The Sharks have eight players over the age of 30, and that’s after Patrick Marleau left. This is going to be a good team, but ‘sniffing distance to 100 points’ good again? For the love of Joe Thornton, we hope they’re a contender, but we have doubts.

You Figure It Out, Because We Have No Idea

Florida Panthers

New York Islanders

Ottawa Senators

The Panthers are, on paper, a playoff team. The Senators, on paper, are not a playoff team. The Islanders … well, they feel like someone wrote a bunch of names on strips of paper and then drew them and then tacked them to a corkboard under the banner “HOCKEY TEAM.”

The real questions here: Are the Panthers deep enough, and can Bob Boughner get a bit more structure from that blue line? Are the Islanders going to be crushed under the weight of off-ice concerns?
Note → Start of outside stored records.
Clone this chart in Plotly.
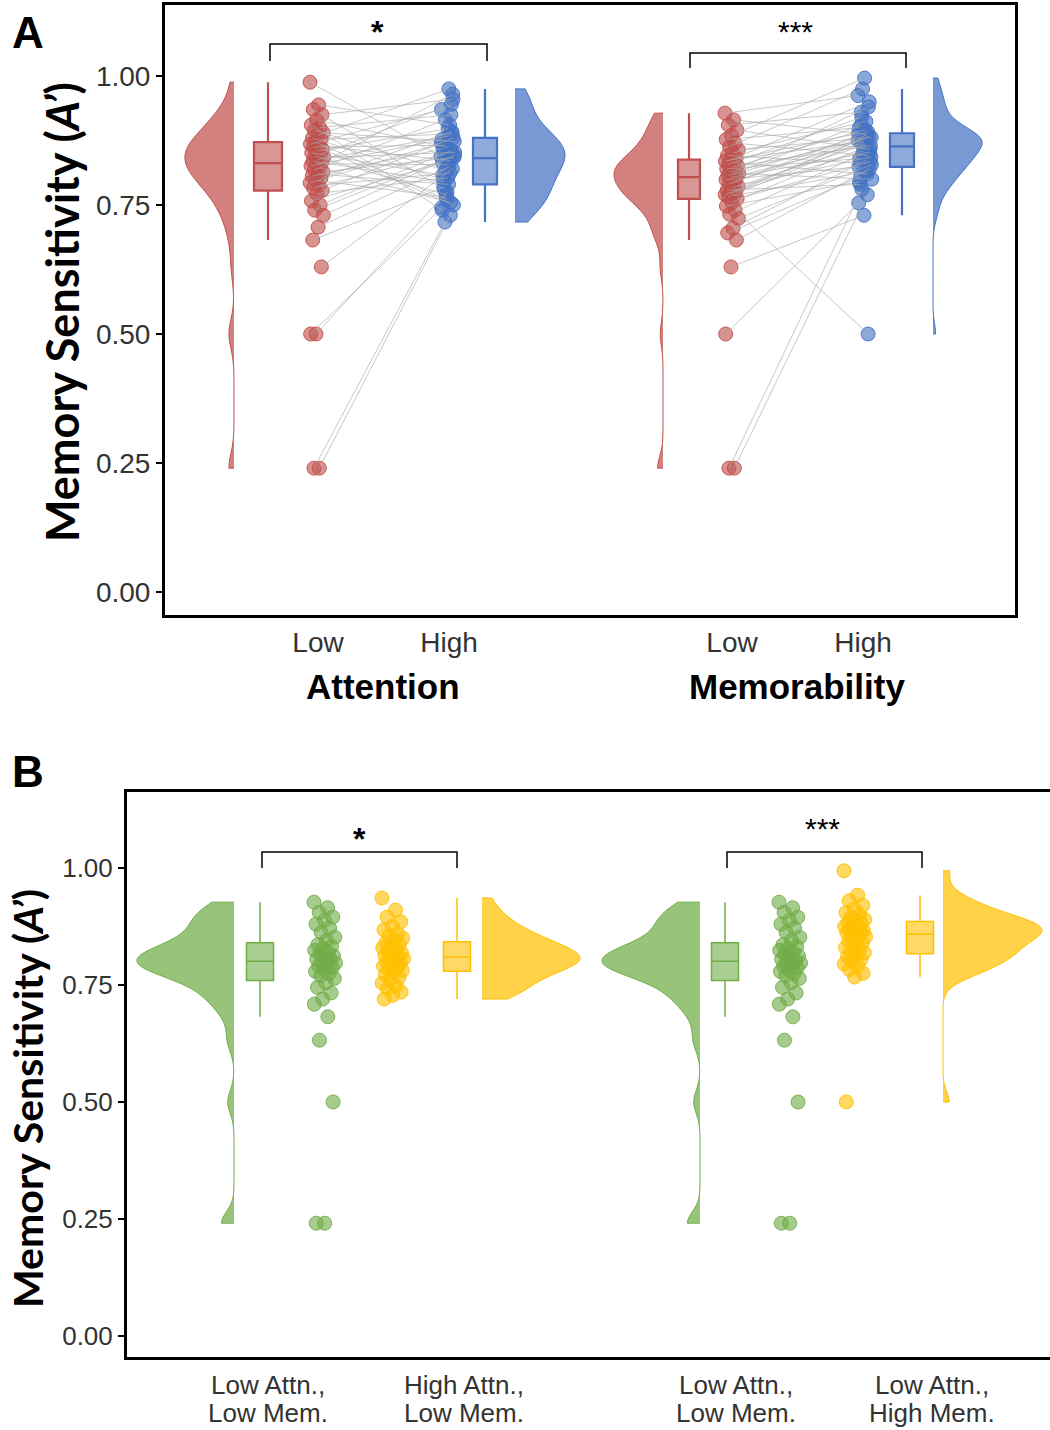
import numpy as np
import plotly.graph_objects as go

# ---------------- DATA ----------------
# Panel A: per-subject memory sensitivity (A'), paired low/high
att_low = [0.988, 0.944, 0.935, 0.925, 0.915, 0.905, 0.900, 0.895, 0.890, 0.885,
           0.880, 0.877, 0.872, 0.868, 0.865, 0.862, 0.858, 0.855, 0.851, 0.848,
           0.845, 0.842, 0.838, 0.835, 0.832, 0.830, 0.826, 0.822, 0.818, 0.814,
           0.810, 0.806, 0.802, 0.798, 0.793, 0.788, 0.783, 0.778, 0.772, 0.758,
           0.750, 0.740, 0.730, 0.707, 0.682, 0.630, 0.500, 0.500, 0.240, 0.240]
att_high = [0.844, 0.905, 0.780, 0.955, 0.862, 0.740, 0.925, 0.816, 0.873, 0.975,
            0.799, 0.888, 0.760, 0.935, 0.836, 0.866, 0.750, 0.898, 0.808, 0.945,
            0.770, 0.852, 0.884, 0.795, 0.965, 0.828, 0.877, 0.755, 0.915, 0.842,
            0.790, 0.859, 0.892, 0.765, 0.870, 0.812, 0.849, 0.880, 0.803, 0.832,
            0.855, 0.840, 0.846, 0.824, 0.785, 0.820, 0.775, 0.745, 0.730, 0.717]
mem_low = [0.928, 0.915, 0.905, 0.895, 0.885, 0.877, 0.870, 0.863, 0.857, 0.851,
           0.846, 0.842, 0.838, 0.835, 0.832, 0.829, 0.826, 0.823, 0.820, 0.817,
           0.814, 0.811, 0.809, 0.807, 0.805, 0.803, 0.799, 0.795, 0.791, 0.787,
           0.783, 0.779, 0.776, 0.773, 0.770, 0.768, 0.766, 0.762, 0.755, 0.748,
           0.740, 0.732, 0.724, 0.705, 0.696, 0.682, 0.630, 0.500, 0.240, 0.240]
mem_high = [0.962, 0.887, 0.930, 0.858, 0.996, 0.900, 0.846, 0.975, 0.881, 0.912,
            0.831, 0.950, 0.873, 0.889, 0.810, 0.920, 0.865, 0.896, 0.840, 0.940,
            0.877, 0.800, 0.885, 0.905, 0.852, 0.869, 0.824, 0.892, 0.879, 0.843,
            0.867, 0.790, 0.883, 0.855, 0.875, 0.815, 0.871, 0.834, 0.862, 0.795,
            0.500, 0.849, 0.828, 0.837, 0.805, 0.820, 0.730, 0.754, 0.770, 0.780]

# Panel B
low_attn_low_mem = [0.927, 0.915, 0.905, 0.895, 0.888, 0.880, 0.872, 0.862, 0.852, 0.845,
                    0.836, 0.832, 0.828, 0.824, 0.820, 0.816, 0.812, 0.808, 0.805, 0.802,
                    0.800, 0.797, 0.793, 0.790, 0.787, 0.783, 0.779, 0.775, 0.770, 0.764,
                    0.755, 0.745, 0.733, 0.720, 0.709, 0.682, 0.632, 0.500, 0.241, 0.241]
high_attn_low_mem = [0.936, 0.910, 0.895, 0.885, 0.875, 0.868, 0.860, 0.855, 0.850, 0.845,
                     0.840, 0.837, 0.834, 0.830, 0.826, 0.822, 0.818, 0.815, 0.813, 0.811,
                     0.809, 0.806, 0.803, 0.800, 0.797, 0.794, 0.790, 0.787, 0.784, 0.781,
                     0.778, 0.772, 0.766, 0.760, 0.754, 0.748, 0.742, 0.735, 0.728, 0.720]
low_attn_high_mem = [0.994, 0.942, 0.930, 0.920, 0.912, 0.905, 0.900, 0.895, 0.890, 0.887,
                     0.884, 0.881, 0.878, 0.875, 0.872, 0.869, 0.866, 0.864, 0.862, 0.860,
                     0.857, 0.853, 0.849, 0.845, 0.840, 0.835, 0.830, 0.826, 0.822, 0.819,
                     0.815, 0.810, 0.805, 0.800, 0.795, 0.790, 0.783, 0.775, 0.767, 0.500]

a_ticklabels = ["Low", "High", "Low", "High"]
a_group_titles = ["Attention", "Memorability"]
b_ticklabels = [("Low Attn.,", "Low Mem."), ("High Attn.,", "Low Mem."),
                ("Low Attn.,", "Low Mem."), ("Low Attn.,", "High Mem.")]
sig_a = ["*", "***"]
sig_b = ["*", "***"]

# ---------------- STYLE / LAYOUT CONSTANTS ----------------
RED = (192, 80, 77)
BLUE = (68, 114, 196)
GREEN = (112, 173, 71)
YELLOW = (255, 192, 0)
W, H = 1050, 1430
FONT = "Liberation Sans, Arial, sans-serif"
TITLE_FONT = "Lato, Carlito, Calibri, sans-serif"


def rgba(c, a):
    return f"rgba({c[0]},{c[1]},{c[2]},{a})"


def nrd0(v):
    v = np.asarray(v, dtype=float)
    sd = v.std(ddof=1)
    q75, q25 = np.percentile(v, [75, 25])
    lo = min(sd, (q75 - q25) / 1.34)
    return 0.9 * lo * len(v) ** -0.2


def jitter(n, amp):
    return np.array([(((i * 0.6180339887) % 1.0) - 0.5) * 2 * amp for i in range(n)])


fig = go.Figure()


def raincloud(vals, color, pos, side, xa, ya, vhalf, boxw, jamp, msize, boxlw):
    n = len(vals)
    fig.add_trace(go.Violin(
        x=[pos["violin"]] * n, y=vals, side=side, width=2 * vhalf, scalemode="width",
        spanmode="hard", bandwidth=nrd0(vals), points=False,
        box_visible=False, meanline_visible=False,
        fillcolor=rgba(color, 0.72), line=dict(color=rgba(color, 1), width=1),
        hoverinfo="skip", showlegend=False, xaxis=xa, yaxis=ya))
    fig.add_trace(go.Box(
        x=[pos["box"]] * n, y=vals, width=boxw, boxpoints="outliers", whiskerwidth=0,
        marker=dict(size=0, opacity=0),
        fillcolor=rgba(color, 0.6), line=dict(color=rgba(color, 1), width=boxlw),
        hoverinfo="skip", showlegend=False, xaxis=xa, yaxis=ya))
    xs = pos["pts"] + jitter(n, jamp)
    fig.add_trace(go.Scatter(
        x=xs, y=vals, mode="markers",
        marker=dict(size=msize, color=rgba(color, 0.62), line=dict(color=rgba(color, 0.9), width=1)),
        hoverinfo="skip", showlegend=False, xaxis=xa, yaxis=ya))
    return xs


def pair_lines(x1, y1, x2, y2, xa, ya):
    lx, ly = [], []
    for a, b, c, d in zip(x1, y1, x2, y2):
        lx += [a, c, None]
        ly += [b, d, None]
    fig.add_trace(go.Scatter(x=lx, y=ly, mode="lines",
                             line=dict(color="rgba(170,170,170,0.65)", width=1),
                             hoverinfo="skip", showlegend=False, xaxis=xa, yaxis=ya))


# positions (axis units, 1 unit = 100 px of plot width)
A_POS = [dict(violin=0.69, box=1.03, pts=1.52),
         dict(pts=2.83, box=3.20, violin=3.50),
         dict(violin=4.98, box=5.24, pts=5.67),
         dict(pts=7.00, box=7.37, violin=7.68)]
A_TICKS = [1.53, 2.84, 5.67, 6.98]
B_POS = [dict(violin=1.07, box=1.33, pts=1.98),
         dict(pts=2.66, box=3.30, violin=3.55),
         dict(violin=5.73, box=5.98, pts=6.63),
         dict(pts=7.28, box=7.93, violin=8.16)]
B_TICKS = [1.41, 3.37, 6.09, 8.05]

# Panel A
x1 = raincloud(att_low, RED, A_POS[0], "negative", "x", "y", 0.49, 0.28, 0.07, 14, 2.2)
x2 = raincloud(att_high, BLUE, A_POS[1], "positive", "x", "y", 0.50, 0.24, 0.07, 14, 2.2)
pair_lines(x1, att_low, x2, att_high, "x", "y")
x3 = raincloud(mem_low, RED, A_POS[2], "negative", "x", "y", 0.49, 0.22, 0.07, 14, 2.2)
x4 = raincloud(mem_high, BLUE, A_POS[3], "positive", "x", "y", 0.49, 0.24, 0.07, 14, 2.2)
pair_lines(x3, mem_low, x4, mem_high, "x", "y")

# Panel B
raincloud(low_attn_low_mem, GREEN, B_POS[0], "negative", "x2", "y2", 0.97, 0.27, 0.11, 14, 1.5)
raincloud(high_attn_low_mem, YELLOW, B_POS[1], "positive", "x2", "y2", 0.98, 0.27, 0.11, 14, 1.5)
raincloud(low_attn_low_mem, GREEN, B_POS[2], "negative", "x2", "y2", 0.98, 0.27, 0.11, 14, 1.5)
raincloud(low_attn_high_mem, YELLOW, B_POS[3], "positive", "x2", "y2", 0.99, 0.27, 0.11, 14, 1.5)


# significance brackets
def bracket(xa, ya, xl, xr, ytop, ybot):
    fig.add_shape(type="path", xref=xa, yref=ya,
                  path=f"M {xl} {ybot} L {xl} {ytop} L {xr} {ytop} L {xr} {ybot}",
                  line=dict(color="black", width=1.5))


bracket("x", "y", 1.05, 3.22, 1.062, 1.029)
bracket("x", "y", 5.25, 7.41, 1.0446, 1.0155)
bracket("x2", "y2", 1.35, 3.30, 1.034, 1.0)
bracket("x2", "y2", 6.00, 7.95, 1.034, 1.0)


def ann(x, y, text, size, xref="paper", yref="paper", family=FONT, angle=0, color="black"):
    fig.add_annotation(x=x, y=y, xref=xref, yref=yref, text=text, textangle=angle,
                       xanchor="center", yanchor="middle", showarrow=False,
                       font=dict(family=family, size=size, color=color))


ann(2.12, 1.086, f"<b>{sig_a[0]}</b>", 32, "x", "y")
ann(6.30, 1.086, sig_a[1], 30, "x", "y")
ann(2.32, 1.062, f"<b>{sig_b[0]}</b>", 32, "x2", "y2")
ann(6.95, 1.085, sig_b[1], 30, "x2", "y2")

# text labels
ytitle = "Memory Sensitivity (<i>A’</i>)"
ann(62 / W, 1 - 312 / H, f"<b>{ytitle}</b>", 45, family=TITLE_FONT, angle=-90)
ann(27 / W, 1 - 1099 / H, f"<b>{ytitle}</b>", 41, family=TITLE_FONT, angle=-90)
ann(383 / W, 1 - 686 / H, f"<b>{a_group_titles[0]}</b>", 35)
ann(797 / W, 1 - 686 / H, f"<b>{a_group_titles[1]}</b>", 35)
ann(28 / W, 1 - 32 / H, "<b>A</b>", 44)
ann(28 / W, 1 - 772 / H, "<b>B</b>", 44)
for xv, (l1, l2) in zip(B_TICKS, b_ticklabels):
    ann(xv, 1 - 1385 / H, l1, 26, "x2", "paper", color="#333")
    ann(xv, 1 - 1413 / H, l2, 26, "x2", "paper", color="#333")

axis_common = dict(showgrid=False, zeroline=False, showline=True, linecolor="black", linewidth=3)
yticks = [0, 0.25, 0.5, 0.75, 1.0]

fig.update_layout(
    width=W, height=H, margin=dict(l=0, r=0, t=0, b=0, pad=0),
    plot_bgcolor="white", paper_bgcolor="white",
    violinmode="overlay", boxmode="overlay", showlegend=False,
    xaxis=dict(domain=[165 / W, 1015 / W], range=[0, 8.5], anchor="y", mirror=True,
               tickvals=A_TICKS, ticktext=a_ticklabels, ticks="", ticklabelstandoff=0,
               tickfont=dict(family=FONT, size=28, color="#333"), **axis_common),
    yaxis=dict(domain=[1 - 615 / H, 1 - 5 / H], range=[-0.0446, 1.1376], anchor="x", mirror=True,
               tickvals=yticks, tickformat=".2f", ticks="outside", ticklen=6, tickwidth=1.5,
               tickcolor="black", tickfont=dict(family=FONT, size=28, color="#333"), **axis_common),
    xaxis2=dict(domain=[127 / W, 1.0], range=[0, 9.23], anchor="y2", mirror=True,
                tickvals=B_TICKS, showticklabels=False, ticks="", **axis_common),
    yaxis2=dict(domain=[1 - 1357 / H, 1 - 792 / H], range=[-0.0449, 1.1624], anchor="x2", mirror=False,
                tickvals=yticks, tickformat=".2f", ticks="outside", ticklen=6, tickwidth=1.5,
                tickcolor="black", tickfont=dict(family=FONT, size=26, color="#333"), **axis_common),
)

fig.write_html("out.html", config={"displayModeBar": False},
               post_script="document.body.style.margin='0px';document.body.style.padding='0px';")
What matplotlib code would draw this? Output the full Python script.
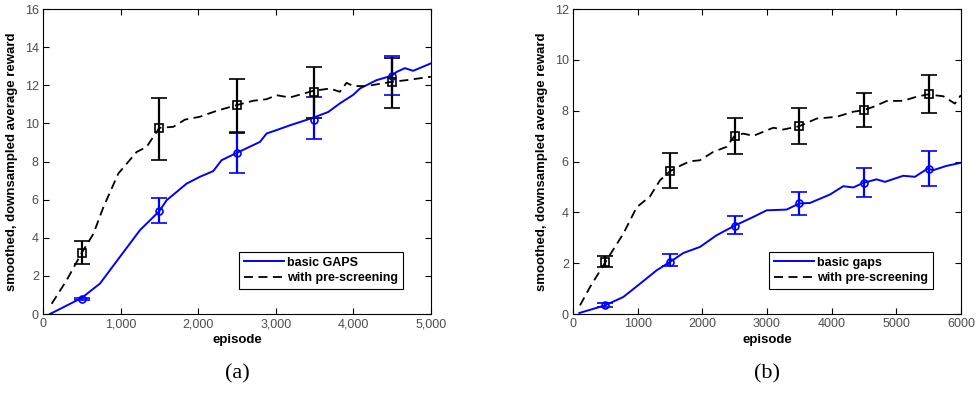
import matplotlib
matplotlib.use("Agg")
import matplotlib.pyplot as plt
import numpy as np

# ---- (a) ----
a_basic_x = [90, 498, 735, 992, 1250, 1500, 1594, 1851, 2023, 2195, 2302, 2496, 2797, 2882,
             3011, 3183, 3484, 3677, 3827, 3999, 4085, 4300, 4493, 4558, 4665, 4772, 5000]
a_basic_y = [0.0, 0.84, 1.6, 3.0, 4.4, 5.4, 5.97, 6.84, 7.2, 7.5, 8.07, 8.45, 9.03, 9.47,
             9.65, 9.9, 10.3, 10.6, 11.05, 11.5, 11.83, 12.27, 12.5, 12.7, 12.9, 12.76, 13.15]
a_pre_x = [112, 305, 498, 649, 778, 971, 1207, 1336, 1500, 1680, 1830, 2023, 2238, 2496,
           2711, 2882, 3011, 3183, 3484, 3698, 3827, 3913, 3999, 4171, 4493, 4686, 5000]
a_pre_y = [0.54, 1.77, 3.2, 4.2, 5.6, 7.37, 8.5, 8.77, 9.77, 9.82, 10.2, 10.35, 10.66, 10.96,
           11.19, 11.27, 11.48, 11.36, 11.71, 11.83, 11.66, 12.13, 11.96, 11.96, 12.18, 12.27, 12.45]
a_err_x = [500, 1500, 2500, 3500, 4500]
a_basic_mid = [0.8, 5.4, 8.45, 10.2, 12.5]
a_basic_lo = [0.75, 4.75, 7.4, 9.2, 11.5]
a_basic_hi = [0.85, 6.1, 9.55, 11.4, 13.55]
a_pre_mid = [3.2, 9.75, 10.95, 11.65, 12.15]
a_pre_lo = [2.65, 8.1, 9.5, 10.3, 10.8]
a_pre_hi = [3.85, 11.35, 12.35, 12.95, 13.45]

# ---- (b) ----
b_basic_x = [98, 495, 778, 1036, 1294, 1500, 1706, 1964, 2222, 2495, 2789, 2995, 3304, 3500,
             3665, 3974, 4180, 4335, 4490, 4697, 4825, 5108, 5289, 5485, 5572, 5778, 6000]
b_basic_y = [0.04, 0.34, 0.67, 1.19, 1.72, 2.05, 2.4, 2.64, 3.1, 3.47, 3.82, 4.08, 4.11, 4.35,
             4.37, 4.7, 5.03, 4.98, 5.16, 5.3, 5.2, 5.44, 5.4, 5.72, 5.66, 5.83, 5.95]
b_pre_x = [108, 263, 495, 778, 985, 1191, 1345, 1500, 1680, 1809, 1964, 2170, 2377, 2495, 2634,
           2789, 3098, 3253, 3500, 3768, 4077, 4335, 4490, 4644, 4851, 5108, 5314, 5485, 5727, 5907, 6000]
b_pre_y = [0.34, 1.06, 2.02, 3.16, 4.2, 4.63, 5.26, 5.62, 5.86, 6.01, 6.05, 6.38, 6.58, 7.0, 7.1,
           7.01, 7.33, 7.26, 7.39, 7.69, 7.76, 7.96, 8.02, 8.15, 8.38, 8.39, 8.55, 8.64, 8.57, 8.28, 8.61]
b_err_x = [500, 1500, 2500, 3500, 4500, 5500]
b_basic_mid = [0.35, 2.05, 3.47, 4.35, 5.15, 5.7]
b_basic_lo = [0.28, 1.9, 3.15, 3.9, 4.6, 5.05]
b_basic_hi = [0.42, 2.35, 3.85, 4.8, 5.75, 6.4]
b_pre_mid = [2.05, 5.62, 7.0, 7.38, 8.02, 8.65]
b_pre_lo = [1.85, 4.95, 6.3, 6.7, 7.35, 7.9]
b_pre_hi = [2.3, 6.35, 7.7, 8.1, 8.7, 9.4]

tick_font = {"family": "Liberation Sans", "size": 9}


def draw_panel(ax, bx, by, px, py, ex, bmid, blo, bhi, pmid, plo, phi,
               basic_label, xmax, ymax, xticks, yticks, xticklabels, letter):
    ax.plot(bx, by, color="blue", lw=1.4, label=basic_label)
    ax.plot(px, py, color="black", lw=1.3, ls=(0, (5, 3)), label="with pre-screening")
    bmid, blo, bhi = map(np.asarray, (bmid, blo, bhi))
    pmid, plo, phi = map(np.asarray, (pmid, plo, phi))
    ax.errorbar(ex, bmid, yerr=[bmid - blo, bhi - bmid], fmt="o", color="blue",
                mfc="none", ms=5, mew=1.2, elinewidth=1.6, capsize=5.5, capthick=1.6)
    ax.errorbar(ex, pmid, yerr=[pmid - plo, phi - pmid], fmt="s", color="black",
                mfc="none", ms=6, mew=1.2, elinewidth=1.6, capsize=5.5, capthick=1.6)
    ax.set_xlim(0, xmax)
    ax.set_ylim(0, ymax)
    ax.set_xticks(xticks)
    ax.set_xticklabels(xticklabels, fontdict=tick_font, color="0.3")
    ax.set_yticks(yticks)
    ax.set_yticklabels([str(v) for v in yticks], fontdict=tick_font, color="0.3")
    ax.tick_params(direction="in", top=True, right=True, length=4, width=0.8, pad=3)
    for s in ax.spines.values():
        s.set_linewidth(0.8)
    ax.set_xlabel("episode", fontsize=9.5, fontweight="bold",
                  family="Liberation Sans", labelpad=3)
    ax.set_ylabel("smoothed, downsampled average reward", fontsize=9.5, fontweight="bold",
                  family="Liberation Sans", labelpad=5)
    leg = ax.legend(loc="lower right", bbox_to_anchor=(0.945, 0.06), fancybox=False,
                    framealpha=1, edgecolor="black", handlelength=3.2, handletextpad=0.3,
                    borderpad=0.4, labelspacing=0.3,
                    prop={"family": "Liberation Sans", "size": 9, "weight": "bold"})
    leg.get_frame().set_linewidth(0.8)
    ax.text(0.5, -0.165, letter, transform=ax.transAxes, ha="center", va="top",
            fontsize=16, family="Liberation Serif")


fig = plt.figure(figsize=(9.77, 3.94), dpi=100)
ax1 = fig.add_axes([0.044, 0.203, 0.397, 0.774])
ax2 = fig.add_axes([0.5865, 0.203, 0.397, 0.774])

draw_panel(ax1, a_basic_x, a_basic_y, a_pre_x, a_pre_y, a_err_x,
           a_basic_mid, a_basic_lo, a_basic_hi, a_pre_mid, a_pre_lo, a_pre_hi,
           "basic GAPS", 5000, 16, [0, 1000, 2000, 3000, 4000, 5000],
           list(range(0, 17, 2)), ["0", "1,000", "2,000", "3,000", "4,000", "5,000"], "(a)")
draw_panel(ax2, b_basic_x, b_basic_y, b_pre_x, b_pre_y, b_err_x,
           b_basic_mid, b_basic_lo, b_basic_hi, b_pre_mid, b_pre_lo, b_pre_hi,
           "basic gaps", 6000, 12, list(range(0, 6001, 1000)),
           list(range(0, 13, 2)), [str(v) for v in range(0, 6001, 1000)], "(b)")

fig.savefig("out.png", dpi=100)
And can Guy Boucher really get another 98-point season out of this group?

We have no idea where these teams are going. (Hopefully, in two cases, not Quebec City.)

Basement Dwellers

Arizona Coyotes

Colorado Avalanche

Detroit Red Wings

Vegas Golden Knights

Vancouver Canucks

The Red Wings’ fall has been well-documented, as they’ve been mismanaged into what should be a rebuild, but one that appears to be delayed because of a new building.

We’re on record that the Vegas Golden Knights are going to challenge for the playoffs this season for longer than anyone expects. So if that happens, you heard it here first. And if it doesn’t, it’s a [expletive] expansion team, so what did you expect?

The rest of the this collection includes a team that had a good offseason (Arizona), a team that had offseason paralysis (Colorado) and a team that should be trying to lose with such gusto that the Sedins should be locked in a room somewhere in the bowels of the arena to ensure they don’t, like, play well and screw up the Canucks’ chances at Rasmus Dahlin.